For any collaboration involving monetary compensation or guaranteed deliverables, get the terms in writing. A simple email exchange confirming: number of posts/Stories, timeline, format, whether there are any FTC/ASA disclosure requirements (sponsored content must be disclosed as such in most markets) is sufficient.

For informal, experience-in-exchange-for-hoped-for-content arrangements, a written agreement is optional but a brief DM summary is helpful. "Excited to host you next [date]. No pressure on posting — just enjoy the evening."

Measuring the Impact

Track the impact of influencer visits by monitoring: follower growth in the days following the post, profile visits spiking from the influencer's audience, reservation volume in the week after the post (especially if the post includes a direct booking CTA), and engagement on the influencer's post itself.

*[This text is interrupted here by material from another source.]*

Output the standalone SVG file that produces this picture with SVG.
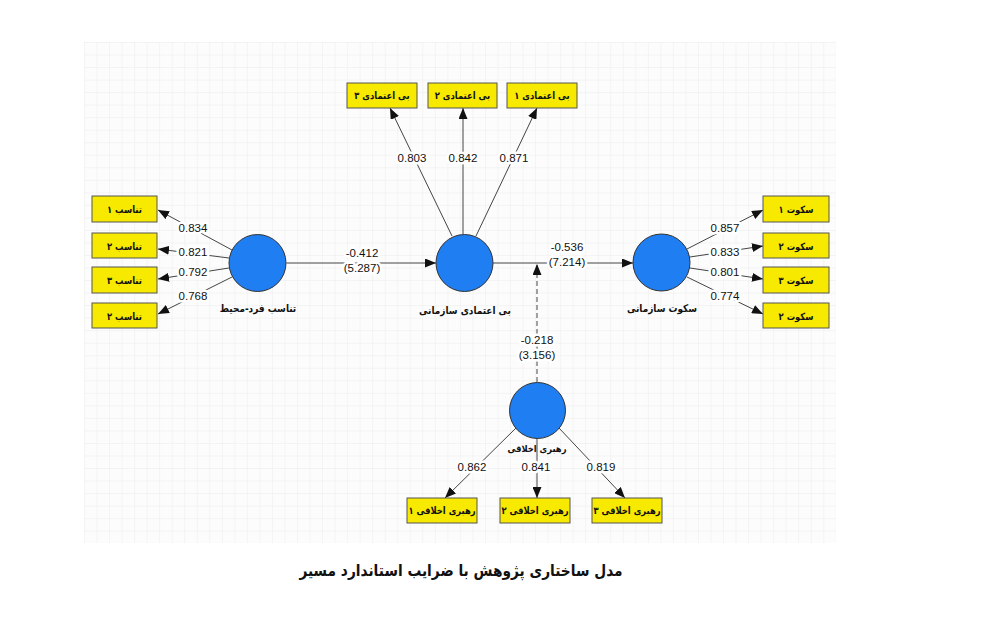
<svg xmlns="http://www.w3.org/2000/svg" width="983" height="634" viewBox="0 0 983 634">
<defs>
<pattern id="grid" x="84" y="42" width="12.53" height="12.53" patternUnits="userSpaceOnUse">
<path d="M12.53,0 L0,0 L0,12.53" fill="none" stroke="#ececec" stroke-width="1"/>
</pattern>
<marker id="arr" markerUnits="userSpaceOnUse" markerWidth="11" markerHeight="9" refX="11" refY="4.5" orient="auto">
<path d="M0,0 L11,4.5 L0,9 z" fill="#111"/>
</marker>
</defs>
<style>
.ln{stroke:#444;stroke-width:1;fill:none}
.dash{stroke-dasharray:5,3}
.box{fill:#f7e900;stroke:#555;stroke-width:1}
.bt{font-family:"DejaVu Sans",sans-serif;font-weight:bold;font-size:10px;fill:#111;text-anchor:middle}
.ct{font-family:"DejaVu Sans",sans-serif;font-weight:bold;font-size:10.5px;fill:#111;text-anchor:middle}
.cir{fill:#1f7ef2;stroke:#333;stroke-width:1}
.num{font-family:"Liberation Sans",Arial,sans-serif;font-size:11.5px;fill:#111;text-anchor:middle;stroke:#fff;stroke-width:5;paint-order:stroke;stroke-linejoin:round}
.cap{font-family:"DejaVu Sans",sans-serif;font-weight:bold;font-size:16px;fill:#111;text-anchor:middle}
</style>
<rect width="983" height="634" fill="#fff"/>
<rect x="84" y="42" width="752" height="501" fill="#fcfcfc"/>
<rect x="84" y="42" width="752" height="501" fill="url(#grid)"/>

<g id="connectors">
<line class="ln" x1="452" y1="236" x2="390" y2="108" marker-end="url(#arr)"/>
<line class="ln" x1="463" y1="234" x2="463" y2="108" marker-end="url(#arr)"/>
<line class="ln" x1="476" y1="236" x2="537" y2="108" marker-end="url(#arr)"/>
<line class="ln" x1="232" y1="250" x2="158" y2="210" marker-end="url(#arr)"/>
<line class="ln" x1="229" y1="258" x2="158" y2="249" marker-end="url(#arr)"/>
<line class="ln" x1="229" y1="268" x2="158" y2="279" marker-end="url(#arr)"/>
<line class="ln" x1="232" y1="277" x2="158" y2="314" marker-end="url(#arr)"/>
<line class="ln" x1="687" y1="249" x2="763" y2="210" marker-end="url(#arr)"/>
<line class="ln" x1="690" y1="257" x2="763" y2="246" marker-end="url(#arr)"/>
<line class="ln" x1="690" y1="268" x2="763" y2="279" marker-end="url(#arr)"/>
<line class="ln" x1="687" y1="277" x2="763" y2="314" marker-end="url(#arr)"/>
<line class="ln" x1="286.5" y1="263" x2="436" y2="263" marker-end="url(#arr)"/>
<line class="ln" x1="493" y1="263" x2="633" y2="263" marker-end="url(#arr)"/>
<line class="ln dash" x1="537" y1="382" x2="537" y2="264" marker-end="url(#arr)"/>
<line class="ln" x1="516" y1="428" x2="445" y2="498" marker-end="url(#arr)"/>
<line class="ln" x1="537" y1="438.5" x2="537" y2="498" marker-end="url(#arr)"/>
<line class="ln" x1="559" y1="428" x2="625" y2="498" marker-end="url(#arr)"/>

<text class="num" x="412" y="162">0.803</text>
<text class="num" x="463" y="162">0.842</text>
<text class="num" x="514" y="162">0.871</text>
<text class="num" x="193" y="232">0.834</text>
<text class="num" x="193" y="256">0.821</text>
<text class="num" x="193" y="276">0.792</text>
<text class="num" x="193" y="300">0.768</text>
<text class="num" x="725" y="232">0.857</text>
<text class="num" x="725" y="256">0.833</text>
<text class="num" x="725" y="276">0.801</text>
<text class="num" x="725" y="300">0.774</text>
<text class="num" x="362" y="257">-0.412</text>
<text class="num" x="362" y="272">(5.287)</text>
<text class="num" x="567" y="251">-0.536</text>
<text class="num" x="567" y="266">(7.214)</text>
<text class="num" x="537" y="344">-0.218</text>
<text class="num" x="537" y="359">(3.156)</text>
<text class="num" x="472" y="471">0.862</text>
<text class="num" x="536" y="471">0.841</text>
<text class="num" x="601" y="471">0.819</text>
</g>

<g id="n-fit">
<circle class="cir" cx="257.5" cy="263" r="28.5"/>
<text class="ct" transform="translate(258,312) scale(0.85,1)" direction="rtl">تناسب فرد-محیط</text>
</g>
<g id="n-distrust">
<circle class="cir" cx="464.5" cy="263" r="28.5"/>
<text class="ct" transform="translate(465,314) scale(0.85,1)" direction="rtl">بی اعتمادی سازمانی</text>
</g>
<g id="n-silence">
<circle class="cir" cx="661.5" cy="262.5" r="28.5"/>
<text class="ct" transform="translate(662,312) scale(0.85,1)" direction="rtl">سکوت سازمانی</text>
</g>
<g id="n-ethical">
<circle class="cir" cx="537.5" cy="410.5" r="28"/>
<text class="ct" transform="translate(537,452) scale(0.88,1)" direction="rtl" style="font-size:9.5px">رهبری اخلاقی</text>
</g>

<g id="b-d3"><rect class="box" x="347" y="83" width="70" height="25"/><text class="bt" transform="translate(382,99) scale(0.84,1)" direction="rtl">بی اعتمادی ۳</text></g>
<g id="b-d2"><rect class="box" x="428" y="83" width="69" height="25"/><text class="bt" transform="translate(462.5,99) scale(0.84,1)" direction="rtl">بی اعتمادی ۲</text></g>
<g id="b-d1"><rect class="box" x="507" y="83" width="70" height="25"/><text class="bt" transform="translate(542,99) scale(0.84,1)" direction="rtl">بی اعتمادی ۱</text></g>

<g id="b-f1"><rect class="box" x="92" y="196" width="65" height="26"/><text class="bt" transform="translate(124.5,213) scale(0.84,1)" direction="rtl">تناسب ۱</text></g>
<g id="b-f2"><rect class="box" x="92" y="233" width="65" height="25"/><text class="bt" transform="translate(124.5,249.5) scale(0.84,1)" direction="rtl">تناسب ۲</text></g>
<g id="b-f3"><rect class="box" x="92" y="267" width="65" height="26"/><text class="bt" transform="translate(124.5,284) scale(0.84,1)" direction="rtl">تناسب ۳</text></g>
<g id="b-f4"><rect class="box" x="92" y="303" width="65" height="25"/><text class="bt" transform="translate(124.5,319.5) scale(0.84,1)" direction="rtl">تناسب ۲</text></g>

<g id="b-s1"><rect class="box" x="763" y="196" width="66" height="26"/><text class="bt" transform="translate(796,213) scale(0.84,1)" direction="rtl">سکوت ۱</text></g>
<g id="b-s2"><rect class="box" x="763" y="233" width="66" height="25"/><text class="bt" transform="translate(796,249.5) scale(0.84,1)" direction="rtl">سکوت ۲</text></g>
<g id="b-s3"><rect class="box" x="763" y="267" width="66" height="26"/><text class="bt" transform="translate(796,284) scale(0.84,1)" direction="rtl">سکوت ۳</text></g>
<g id="b-s4"><rect class="box" x="763" y="303" width="66" height="25"/><text class="bt" transform="translate(796,319.5) scale(0.84,1)" direction="rtl">سکوت ۲</text></g>

<g id="b-e1"><rect class="box" x="407" y="498" width="70" height="25"/><text class="bt" transform="translate(442,514) scale(0.84,1)" direction="rtl">رهبری اخلاقی ۱</text></g>
<g id="b-e2"><rect class="box" x="500" y="498" width="70" height="25"/><text class="bt" transform="translate(535,514) scale(0.84,1)" direction="rtl">رهبری اخلاقی ۲</text></g>
<g id="b-e3"><rect class="box" x="592" y="498" width="70" height="25"/><text class="bt" transform="translate(627,514) scale(0.84,1)" direction="rtl">رهبری اخلاقی ۳</text></g>

<text class="cap" transform="translate(461,576) scale(0.86,1)" direction="rtl">مدل ساختاری پژوهش با ضرایب استاندارد مسیر</text>
</svg>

Long-term, track how many followers you've gained from influencer-driven visits versus organic content. This gives you a real cost-per-follower calculation for influencer collaborations.

Frequently Asked Questions

Should I pay influencers or just offer a free meal?

For nano and micro influencers in local markets, a hosted dinner is typically sufficient. For larger accounts (50,000+), financial compensation is increasingly expected. The local food community often operates on a mutual-value model — a great experience, featured in beautiful content, satisfies both parties.

What if an influencer posts something I don't like?

Honest reviews happen. If an influencer had a genuine issue with their visit and posts about it constructively, respond graciously (as you would a Google review). Never pressure an influencer to change or delete a review — the reputational risk of that coming to light far outweighs the review itself.